Anonymizing the VoicePrivacy 2022 datasets

Scripts run_inference_eval.sh and run_inference_train360.sh are available to perform the anonymization of the VoicePrivacy Challenge 2022 datasets (respecting the spk-level/utt-level rules). To do that, you will of course need to download the datasets first. The scripts assume that the top-level folder of the challenge repository has been placed in the root of this repo. If not, you can change the parameter data_root within the scripts.

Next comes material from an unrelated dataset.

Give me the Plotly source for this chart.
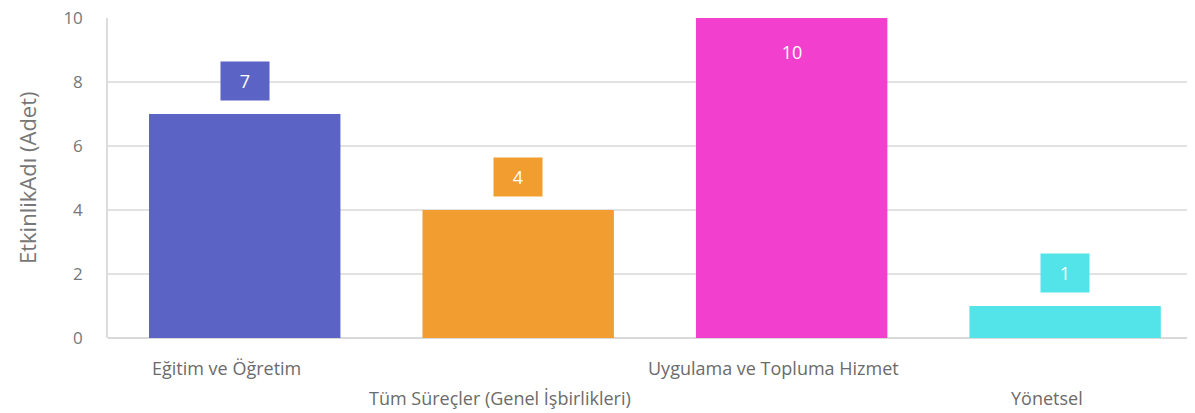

For example, to anonymize libri dev enrolls, run

bash run_inference_eval.sh libri_dev enrolls

Similarly, for libri360:

bash run_inference_train360.sh 1

The first and only positional parameter can be {1,2,3,4}. I split the file list in 4 parts as a sloppy way to make up for the lack of batched inference: at least you can run more multiple processes in parallel on different parts of libri360 to speed things up. It's unbelievably stupid, but I wanna see you come up with something better when the conference deadline is in a week.
If you decide to comply with my hacky design and launch multiple scripts in parallel, you should use a different process port for Accelerate in every run - otherwise anything but the first script you launch will crash. To avoid such a tragic outcome, modify the main_process_port value in accelerate_config.yaml before running a new process (I think if you leave the value null it will just select the next available port, but I haven't tested that).
The accelerate_config.yaml file in this repository is set to run the inference on 4 GPUs in parallel.

Other comments

There is no training code because there was no training. This model is basically the result of bypassing the semantic regressor of Bark and using ground-truth semantic tokens instead of estimating them from text input. Thus, all modules are taken from either Bark or EnCodec.
I do not have the code of the alternative Speechbrain-based evaluation pipeline - if you are interested in that, please contact the second author of the paper.
This work is distributed under the Mozilla Public License 2.0.